Early SIP versus lump sum investment: Let's understand which of the two could be more rewarding for your crorepati goal.

Early SIP vs Late Lump Sum For Rs 1-Crore Corpus

If you are a young investor, it is advisable to start early to realise. An early SIP helps in minimising risks and maximising gains due to rupee-cost averaging and the power of compounding. Here, time in the market becomes more rewarding than timing the market. The longer the duration, the higher the returns in SIPs. On the other hand, for lump sum investments, timing the market is crucial. You can gain more by investing a lump sum amount during a market slump.

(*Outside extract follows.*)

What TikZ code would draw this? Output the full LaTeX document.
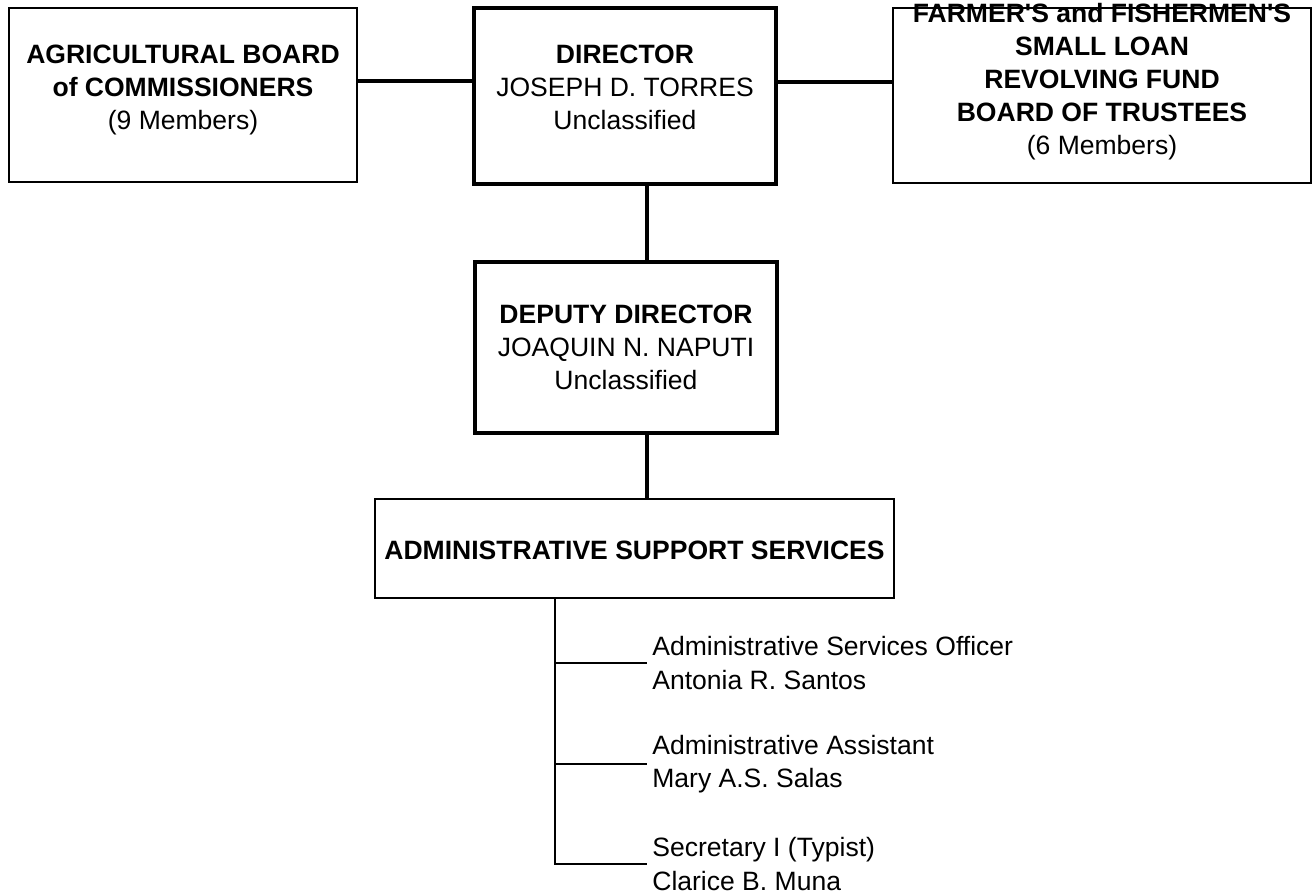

In order to achieve your crorepati goal, it is advisable to start early, even with a smaller amount, instead of waiting for the right time to invest a large sum.   

Early SIP vs Late Lump Sum Investment: Key Factors To Consider For Building Rs 1 Crore   

·      Starting early allows your investments to earn more due to a longer horizon. Here, the power of compounding helps to generate higher returns.

·      Over a long-term horizon, rupee-cost averaging helps to minimise the impact of market volatility, allowing your SIP investments to grow steadily.

·      SIPs also inculcate a habit of disciplined saving and automating your savings helps you stay committed to a long-term goal like building Rs 1 crore.

·      SIPs also eliminate the pressure to keep a watch on market movements by allowing you to invest across all market cycles.

·      Late lump sum investments could be riskier, but investing a large amount during a market correction could help yield higher returns.

·      A lump sum investment allows your entire principal to earn interest from day one, which could be more rewarding in a bullish market.

Building a corpus of Rs 1 crore requires consistency and financial discipline over the years. Both SIPs and lump sum investments come with their own advantages and risks. It is advisable to consult a certified expert to evaluate all key factors before choosing any of these investment instruments.